=== RAW DATA ===

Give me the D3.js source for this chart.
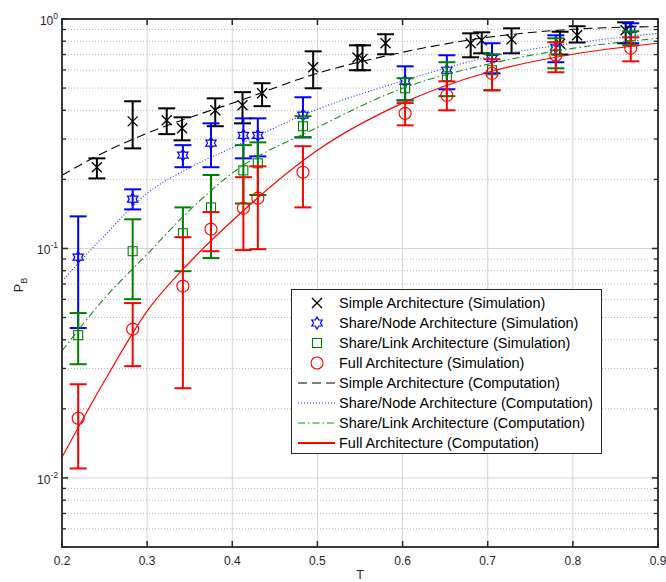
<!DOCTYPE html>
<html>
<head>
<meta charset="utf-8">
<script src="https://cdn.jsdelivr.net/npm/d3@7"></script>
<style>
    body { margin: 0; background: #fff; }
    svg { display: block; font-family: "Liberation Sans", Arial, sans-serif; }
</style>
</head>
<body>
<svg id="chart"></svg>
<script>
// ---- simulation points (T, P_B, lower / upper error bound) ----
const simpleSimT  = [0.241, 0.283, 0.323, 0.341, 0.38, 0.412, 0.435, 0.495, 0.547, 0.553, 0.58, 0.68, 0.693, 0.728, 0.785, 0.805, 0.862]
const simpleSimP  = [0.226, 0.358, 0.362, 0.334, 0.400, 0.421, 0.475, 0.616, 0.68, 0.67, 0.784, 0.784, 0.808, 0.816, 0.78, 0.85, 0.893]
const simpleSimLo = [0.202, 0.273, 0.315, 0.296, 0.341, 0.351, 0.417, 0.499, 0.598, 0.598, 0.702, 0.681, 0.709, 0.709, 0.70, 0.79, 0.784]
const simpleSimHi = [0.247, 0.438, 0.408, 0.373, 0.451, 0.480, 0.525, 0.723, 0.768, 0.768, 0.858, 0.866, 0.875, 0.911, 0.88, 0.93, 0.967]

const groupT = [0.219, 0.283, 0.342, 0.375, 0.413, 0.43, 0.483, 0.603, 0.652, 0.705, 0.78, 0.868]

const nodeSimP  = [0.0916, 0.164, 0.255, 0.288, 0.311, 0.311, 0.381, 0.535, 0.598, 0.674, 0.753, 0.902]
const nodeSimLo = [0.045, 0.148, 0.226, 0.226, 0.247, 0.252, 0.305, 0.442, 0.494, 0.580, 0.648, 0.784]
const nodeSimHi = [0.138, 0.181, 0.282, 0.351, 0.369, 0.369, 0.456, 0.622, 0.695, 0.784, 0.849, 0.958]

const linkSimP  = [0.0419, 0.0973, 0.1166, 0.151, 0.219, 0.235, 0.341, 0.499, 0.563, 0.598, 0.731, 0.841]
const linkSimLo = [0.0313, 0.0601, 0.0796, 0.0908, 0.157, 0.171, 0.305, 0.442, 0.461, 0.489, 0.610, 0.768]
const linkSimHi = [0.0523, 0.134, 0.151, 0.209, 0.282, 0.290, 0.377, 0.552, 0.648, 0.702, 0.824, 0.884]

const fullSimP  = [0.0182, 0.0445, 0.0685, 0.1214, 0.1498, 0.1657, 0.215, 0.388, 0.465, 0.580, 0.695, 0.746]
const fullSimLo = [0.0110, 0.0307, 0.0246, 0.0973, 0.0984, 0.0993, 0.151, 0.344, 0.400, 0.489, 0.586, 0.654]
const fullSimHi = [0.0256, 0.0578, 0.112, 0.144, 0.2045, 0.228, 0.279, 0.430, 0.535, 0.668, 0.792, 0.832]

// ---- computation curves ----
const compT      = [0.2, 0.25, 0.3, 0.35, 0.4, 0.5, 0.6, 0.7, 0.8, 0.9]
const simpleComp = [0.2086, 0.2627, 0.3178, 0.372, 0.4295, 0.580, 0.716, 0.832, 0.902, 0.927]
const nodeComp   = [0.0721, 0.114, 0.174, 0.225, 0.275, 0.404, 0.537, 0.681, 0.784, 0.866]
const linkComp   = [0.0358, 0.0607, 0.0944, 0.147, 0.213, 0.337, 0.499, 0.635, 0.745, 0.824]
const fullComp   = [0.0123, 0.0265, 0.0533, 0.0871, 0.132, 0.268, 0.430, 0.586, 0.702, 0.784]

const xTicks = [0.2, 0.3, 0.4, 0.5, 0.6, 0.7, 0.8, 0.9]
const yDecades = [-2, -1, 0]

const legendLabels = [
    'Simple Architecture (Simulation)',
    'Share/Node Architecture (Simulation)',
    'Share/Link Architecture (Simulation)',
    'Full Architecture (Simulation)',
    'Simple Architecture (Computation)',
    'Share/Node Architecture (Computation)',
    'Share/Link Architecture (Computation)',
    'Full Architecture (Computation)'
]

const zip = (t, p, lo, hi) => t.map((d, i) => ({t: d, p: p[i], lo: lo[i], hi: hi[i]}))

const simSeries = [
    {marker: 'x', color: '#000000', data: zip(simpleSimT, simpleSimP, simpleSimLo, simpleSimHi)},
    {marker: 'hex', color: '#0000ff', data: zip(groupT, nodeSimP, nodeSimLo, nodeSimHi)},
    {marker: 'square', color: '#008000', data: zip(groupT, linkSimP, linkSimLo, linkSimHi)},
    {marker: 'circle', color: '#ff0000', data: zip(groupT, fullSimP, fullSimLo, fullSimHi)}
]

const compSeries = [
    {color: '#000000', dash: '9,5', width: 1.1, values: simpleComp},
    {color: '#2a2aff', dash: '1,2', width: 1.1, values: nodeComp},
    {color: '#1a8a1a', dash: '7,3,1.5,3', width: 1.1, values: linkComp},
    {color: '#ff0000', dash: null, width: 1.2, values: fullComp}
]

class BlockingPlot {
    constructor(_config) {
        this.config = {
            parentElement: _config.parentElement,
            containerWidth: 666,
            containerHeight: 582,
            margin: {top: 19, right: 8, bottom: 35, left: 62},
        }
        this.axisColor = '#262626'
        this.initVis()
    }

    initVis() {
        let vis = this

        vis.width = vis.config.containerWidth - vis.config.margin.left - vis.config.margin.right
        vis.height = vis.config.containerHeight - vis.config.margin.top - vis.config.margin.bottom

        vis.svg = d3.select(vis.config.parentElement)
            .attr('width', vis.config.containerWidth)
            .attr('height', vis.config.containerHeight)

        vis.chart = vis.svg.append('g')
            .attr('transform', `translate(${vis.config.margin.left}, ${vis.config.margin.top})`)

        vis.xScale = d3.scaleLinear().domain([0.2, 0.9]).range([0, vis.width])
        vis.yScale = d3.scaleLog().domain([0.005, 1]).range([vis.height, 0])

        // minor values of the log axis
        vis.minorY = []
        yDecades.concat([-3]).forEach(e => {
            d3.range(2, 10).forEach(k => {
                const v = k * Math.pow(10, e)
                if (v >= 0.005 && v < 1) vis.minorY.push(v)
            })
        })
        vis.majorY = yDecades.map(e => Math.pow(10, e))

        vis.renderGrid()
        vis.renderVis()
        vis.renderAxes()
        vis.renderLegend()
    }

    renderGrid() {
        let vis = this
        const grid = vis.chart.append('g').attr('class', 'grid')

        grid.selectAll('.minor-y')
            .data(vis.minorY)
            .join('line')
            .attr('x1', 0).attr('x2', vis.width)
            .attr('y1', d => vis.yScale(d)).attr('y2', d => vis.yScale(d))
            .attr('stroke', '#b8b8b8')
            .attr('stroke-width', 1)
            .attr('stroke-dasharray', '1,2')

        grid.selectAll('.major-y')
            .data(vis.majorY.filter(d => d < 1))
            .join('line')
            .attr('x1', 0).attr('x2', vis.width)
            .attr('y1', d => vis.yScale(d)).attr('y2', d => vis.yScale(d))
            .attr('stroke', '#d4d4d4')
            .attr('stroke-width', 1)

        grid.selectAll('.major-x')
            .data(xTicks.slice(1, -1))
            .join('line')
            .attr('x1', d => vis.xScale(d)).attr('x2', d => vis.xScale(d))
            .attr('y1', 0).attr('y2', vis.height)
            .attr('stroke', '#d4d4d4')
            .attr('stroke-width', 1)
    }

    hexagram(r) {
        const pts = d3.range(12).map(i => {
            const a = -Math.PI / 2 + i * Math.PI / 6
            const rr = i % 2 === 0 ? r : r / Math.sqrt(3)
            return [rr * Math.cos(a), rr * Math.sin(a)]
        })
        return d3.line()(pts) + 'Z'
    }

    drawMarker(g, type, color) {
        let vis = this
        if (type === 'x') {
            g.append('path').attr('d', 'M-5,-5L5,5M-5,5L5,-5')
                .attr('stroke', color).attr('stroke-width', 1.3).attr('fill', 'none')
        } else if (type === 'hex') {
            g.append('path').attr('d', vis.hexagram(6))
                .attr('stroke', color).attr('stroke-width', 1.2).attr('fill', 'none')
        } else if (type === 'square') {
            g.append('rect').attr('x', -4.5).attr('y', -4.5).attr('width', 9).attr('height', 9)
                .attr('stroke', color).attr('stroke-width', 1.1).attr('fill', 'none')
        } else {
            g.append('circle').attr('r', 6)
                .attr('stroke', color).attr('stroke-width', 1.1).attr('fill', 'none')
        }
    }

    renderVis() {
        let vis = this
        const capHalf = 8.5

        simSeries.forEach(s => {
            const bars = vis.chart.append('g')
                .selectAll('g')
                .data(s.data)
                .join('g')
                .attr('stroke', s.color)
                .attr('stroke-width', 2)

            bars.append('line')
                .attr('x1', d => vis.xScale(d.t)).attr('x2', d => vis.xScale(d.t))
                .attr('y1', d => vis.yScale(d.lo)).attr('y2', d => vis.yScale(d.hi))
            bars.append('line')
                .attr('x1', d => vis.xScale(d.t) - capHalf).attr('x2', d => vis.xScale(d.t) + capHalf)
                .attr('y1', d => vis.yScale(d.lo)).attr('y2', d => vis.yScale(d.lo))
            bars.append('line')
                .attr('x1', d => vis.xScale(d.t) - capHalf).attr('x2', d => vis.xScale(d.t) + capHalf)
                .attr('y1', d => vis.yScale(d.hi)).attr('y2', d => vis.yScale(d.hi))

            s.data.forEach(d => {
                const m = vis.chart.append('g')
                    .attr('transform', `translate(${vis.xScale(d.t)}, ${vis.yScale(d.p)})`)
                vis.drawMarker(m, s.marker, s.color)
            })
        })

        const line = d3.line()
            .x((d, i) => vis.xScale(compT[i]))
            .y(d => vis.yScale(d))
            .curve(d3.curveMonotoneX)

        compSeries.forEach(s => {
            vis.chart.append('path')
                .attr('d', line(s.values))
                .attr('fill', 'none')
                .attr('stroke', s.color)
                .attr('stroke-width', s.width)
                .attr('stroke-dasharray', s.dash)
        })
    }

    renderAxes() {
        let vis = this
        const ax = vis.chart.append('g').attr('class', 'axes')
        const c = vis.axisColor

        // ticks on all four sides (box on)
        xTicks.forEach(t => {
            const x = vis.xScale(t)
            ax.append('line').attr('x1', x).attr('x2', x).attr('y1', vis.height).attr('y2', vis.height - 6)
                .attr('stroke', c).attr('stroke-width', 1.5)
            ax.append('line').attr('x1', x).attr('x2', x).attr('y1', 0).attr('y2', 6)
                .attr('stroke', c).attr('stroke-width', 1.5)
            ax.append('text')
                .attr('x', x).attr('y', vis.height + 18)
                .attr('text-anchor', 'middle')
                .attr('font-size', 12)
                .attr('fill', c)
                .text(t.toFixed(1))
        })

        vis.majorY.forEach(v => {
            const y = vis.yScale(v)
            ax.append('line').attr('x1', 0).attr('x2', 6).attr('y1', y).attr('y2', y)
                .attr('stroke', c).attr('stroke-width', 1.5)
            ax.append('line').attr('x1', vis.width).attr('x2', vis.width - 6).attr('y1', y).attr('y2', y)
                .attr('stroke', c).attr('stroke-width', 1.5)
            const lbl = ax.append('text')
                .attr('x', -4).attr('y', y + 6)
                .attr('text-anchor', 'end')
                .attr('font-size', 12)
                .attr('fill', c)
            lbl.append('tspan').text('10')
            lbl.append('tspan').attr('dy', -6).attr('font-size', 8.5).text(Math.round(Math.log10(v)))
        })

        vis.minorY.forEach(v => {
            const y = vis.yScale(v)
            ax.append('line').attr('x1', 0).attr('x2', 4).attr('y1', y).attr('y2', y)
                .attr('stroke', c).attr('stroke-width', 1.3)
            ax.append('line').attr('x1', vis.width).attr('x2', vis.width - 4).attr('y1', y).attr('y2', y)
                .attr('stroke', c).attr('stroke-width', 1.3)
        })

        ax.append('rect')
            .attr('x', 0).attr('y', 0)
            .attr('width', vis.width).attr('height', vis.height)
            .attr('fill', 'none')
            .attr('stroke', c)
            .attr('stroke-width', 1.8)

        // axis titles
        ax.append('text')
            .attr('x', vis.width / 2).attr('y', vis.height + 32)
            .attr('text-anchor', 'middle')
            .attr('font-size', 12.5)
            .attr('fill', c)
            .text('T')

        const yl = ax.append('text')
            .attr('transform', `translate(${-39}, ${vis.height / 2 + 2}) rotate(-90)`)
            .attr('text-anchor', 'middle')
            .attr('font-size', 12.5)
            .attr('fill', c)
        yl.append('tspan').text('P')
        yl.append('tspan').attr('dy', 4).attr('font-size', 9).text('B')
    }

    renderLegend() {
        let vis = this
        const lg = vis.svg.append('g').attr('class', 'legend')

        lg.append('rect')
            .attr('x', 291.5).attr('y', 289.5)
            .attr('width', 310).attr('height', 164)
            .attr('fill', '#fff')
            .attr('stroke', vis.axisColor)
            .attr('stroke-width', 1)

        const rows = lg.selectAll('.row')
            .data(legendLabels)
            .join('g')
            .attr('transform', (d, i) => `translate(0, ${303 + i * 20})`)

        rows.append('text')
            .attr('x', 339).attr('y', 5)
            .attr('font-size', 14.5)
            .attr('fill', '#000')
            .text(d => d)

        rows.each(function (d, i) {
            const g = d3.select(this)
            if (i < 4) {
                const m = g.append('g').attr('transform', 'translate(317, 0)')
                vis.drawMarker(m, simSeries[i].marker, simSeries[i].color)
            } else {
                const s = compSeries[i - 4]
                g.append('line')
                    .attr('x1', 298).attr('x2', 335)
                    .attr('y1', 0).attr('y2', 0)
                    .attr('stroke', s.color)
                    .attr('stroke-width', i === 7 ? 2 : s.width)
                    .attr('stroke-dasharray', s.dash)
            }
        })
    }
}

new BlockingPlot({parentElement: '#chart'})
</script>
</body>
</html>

=== PROBLEM ===
Please repeat exactly the data above from its first line to the line that contains "0.784, 0.849, 0.958]", inclusive, and leave every picture out.

=== THE ANSWER ===
Give me the D3.js source for this chart.
<!DOCTYPE html>
<html>
<head>
<meta charset="utf-8">
<script src="https://cdn.jsdelivr.net/npm/d3@7"></script>
<style>
    body { margin: 0; background: #fff; }
    svg { display: block; font-family: "Liberation Sans", Arial, sans-serif; }
</style>
</head>
<body>
<svg id="chart"></svg>
<script>
// ---- simulation points (T, P_B, lower / upper error bound) ----
const simpleSimT  = [0.241, 0.283, 0.323, 0.341, 0.38, 0.412, 0.435, 0.495, 0.547, 0.553, 0.58, 0.68, 0.693, 0.728, 0.785, 0.805, 0.862]
const simpleSimP  = [0.226, 0.358, 0.362, 0.334, 0.400, 0.421, 0.475, 0.616, 0.68, 0.67, 0.784, 0.784, 0.808, 0.816, 0.78, 0.85, 0.893]
const simpleSimLo = [0.202, 0.273, 0.315, 0.296, 0.341, 0.351, 0.417, 0.499, 0.598, 0.598, 0.702, 0.681, 0.709, 0.709, 0.70, 0.79, 0.784]
const simpleSimHi = [0.247, 0.438, 0.408, 0.373, 0.451, 0.480, 0.525, 0.723, 0.768, 0.768, 0.858, 0.866, 0.875, 0.911, 0.88, 0.93, 0.967]

const groupT = [0.219, 0.283, 0.342, 0.375, 0.413, 0.43, 0.483, 0.603, 0.652, 0.705, 0.78, 0.868]

const nodeSimP  = [0.0916, 0.164, 0.255, 0.288, 0.311, 0.311, 0.381, 0.535, 0.598, 0.674, 0.753, 0.902]
const nodeSimLo = [0.045, 0.148, 0.226, 0.226, 0.247, 0.252, 0.305, 0.442, 0.494, 0.580, 0.648, 0.784]
const nodeSimHi = [0.138, 0.181, 0.282, 0.351, 0.369, 0.369, 0.456, 0.622, 0.695, 0.784, 0.849, 0.958]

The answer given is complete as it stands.